Earlier this week, Cain’s Iowa State Chairman, Steve Grubbs, tweeted that the campaign signed more than three dozen new precinct captains in one day. And Cain campaign officials here said they were planning to open two other satellite offices — one in Council Bluffs and another in Cedar Rapids — between now and the Jan. 3 Caucuses. The campaign only has a handful of paid staff in the state.
Also this week the campaign launched its “Iowa Fund” — a challenge to raise $999,000 before Nov. 9. Late Thursday the campaign announced it had already collected more than $250,000 toward that goal.
Cain’s communications director Lisa Lockwood, who used to work for Iowa Gov. Terry Branstad, said she thinks the accusations against her boss are only bubbling up now that he is at the top of the polls.

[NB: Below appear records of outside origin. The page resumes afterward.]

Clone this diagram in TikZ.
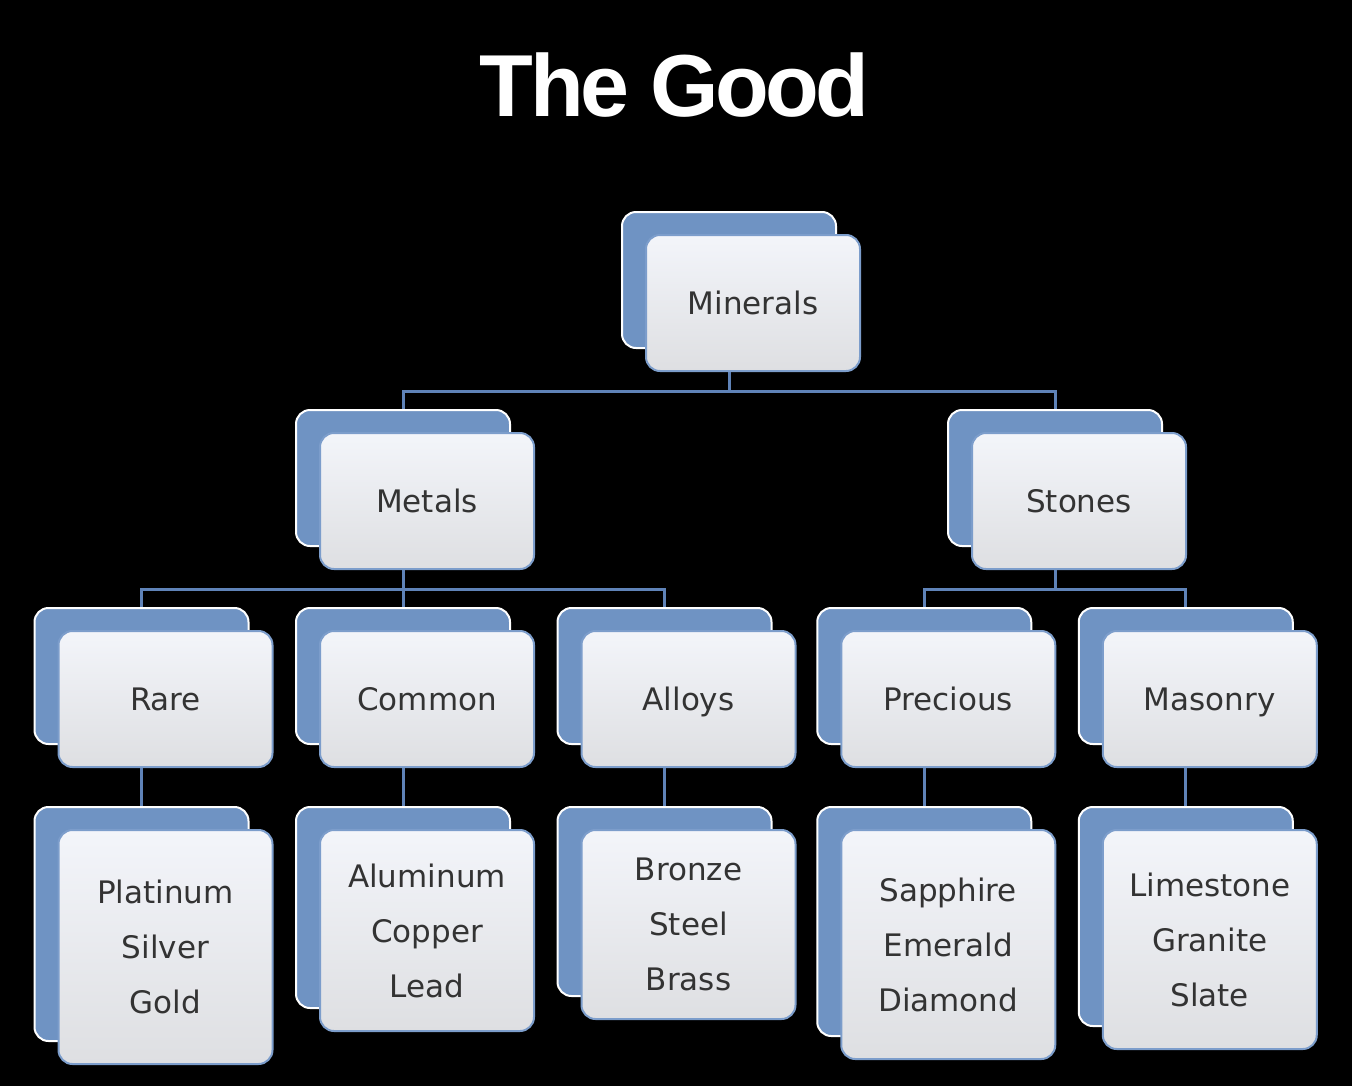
\documentclass[tikz,border=0pt]{standalone}
\usepackage{fontspec}
\usetikzlibrary{shadows}
\newfontfamily\boxfont{DejaVu Sans}
\newfontfamily\titlefont[LetterSpace=-4.0]{Liberation Sans}
\definecolor{boxblue}{HTML}{6F93C3}
\definecolor{boxedge}{HTML}{7C9DCB}
\definecolor{boxtop}{HTML}{F3F5FA}
\definecolor{boxbottom}{HTML}{DEDFE2}
\definecolor{edgeblue}{HTML}{5F83B8}
\definecolor{textgray}{HTML}{333333}
\tikzset{
  mineral/.style={rectangle, rounded corners=7pt, draw=boxedge, line width=1pt,
    top color=boxtop, middle color=boxtop, bottom color=boxbottom,
    text=textgray, font=\boxfont\fontsize{15.5pt}{27.5pt}\selectfont,
    minimum width=107pt, minimum height=68pt, inner sep=0pt, align=center,
    copy shadow={shadow xshift=-12pt, shadow yshift=11.5pt, fill=boxblue, draw=white}},
  oneline/.style={mineral, text height=11.3pt, text depth=0pt}
}
\begin{document}
\begin{tikzpicture}
    [level distance=99pt,
    level 1/.style={sibling distance=326pt},
    level 2/.style={sibling distance=130.75pt},
    level 3/.style={level distance=65pt, nodes={anchor=north}},
    edge from parent/.style={draw=edgeblue, line width=1.5pt},
    edge from parent path={([xshift=-12pt]\tikzparentnode.south) -- ++(0,-9.5pt)
      -| ([xshift=-12pt,yshift=11.5pt]\tikzchildnode.north)}]
    \fill[black] (0,0) rectangle (676pt,-543pt);
    \node (title) [anchor=base, text=white, font=\titlefont\bfseries\fontsize{44pt}{50pt}\selectfont]
      at (337.25pt,-58.5pt) {The Good};
    \node (minerals) [oneline] at (376.5pt,-151.5pt) {Minerals}
    child { node (metals) [oneline] {Metals}
      child { node (rare) [oneline] {Rare}
        child { node (rare-list) [mineral, minimum height=117pt] {Platinum\\Silver\\Gold}
        }
      }
      child { node (common) [oneline] {Common}
        child { node (common-list) [mineral, minimum height=100.5pt] {Aluminum\\Copper\\Lead}
        }
      }
      child { node (alloys) [oneline] {Alloys}
        child { node (alloys-list) [mineral, minimum height=94.5pt] {Bronze\\Steel\\Brass}
        }
      }
    }
    child { node (stones) [oneline] {Stones}
      child { node (precious) [oneline] {Precious}
        child { node (precious-list) [mineral, minimum height=114.5pt] {Sapphire\\Emerald\\Diamond}
        }
      }
      child { node (masonry) [oneline] {Masonry}
        child { node (masonry-list) [mineral, minimum height=109.5pt] {Limestone\\Granite\\Slate}
        }
      }
    } ;
\end{tikzpicture}
\end{document}
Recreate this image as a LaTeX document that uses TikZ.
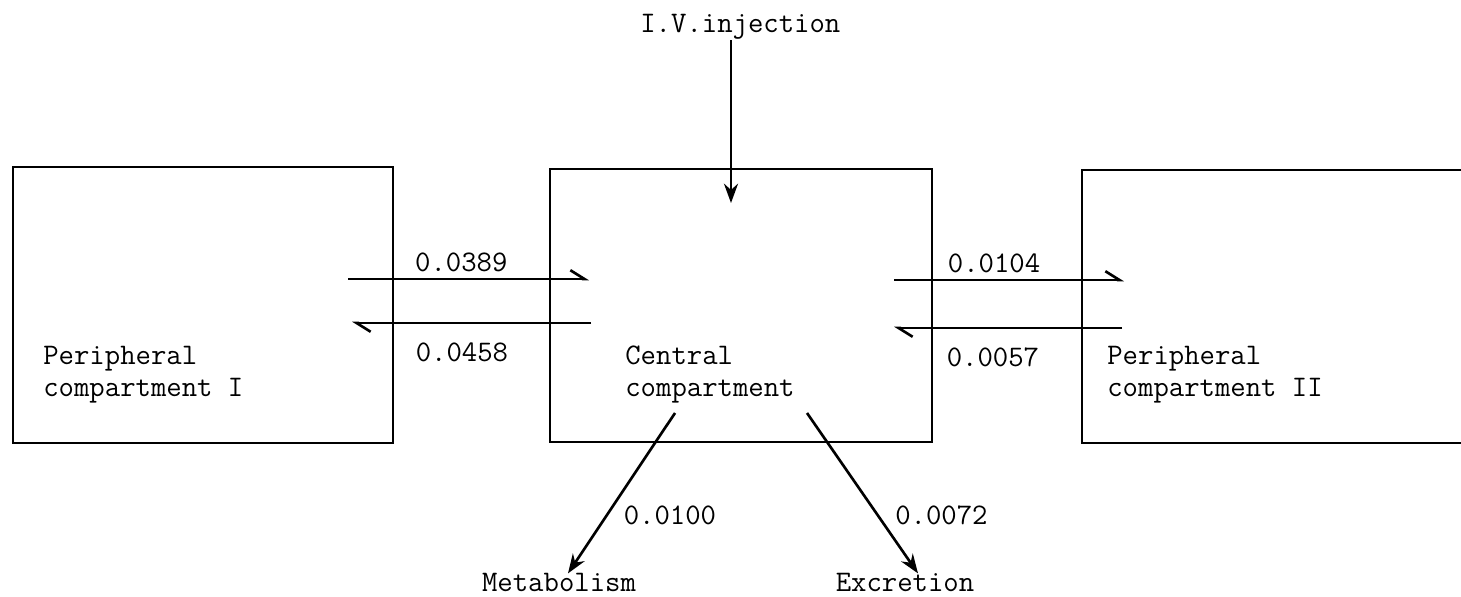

“The further ahead in the polls he gets the bigger the target gets and the more ammo they try to throw at him,” she said.
A national ABC News poll released on Friday showed that Cain remains a top contender for the Republican nomination. Cain was just one percentage point behind Romney, 23 percent to 24 percent.
“I don’t see Mr. Cain being in any way any kind of a threat, making any woman uncomfortable,” Lockwood told ABC News. “He’s a friendly guy. It’s — I was skeptical about it because now that he is becoming nationally known, all of a sudden this has been dredged up from, what, 12, 15 years ago. The timing of it is, I think, odd.”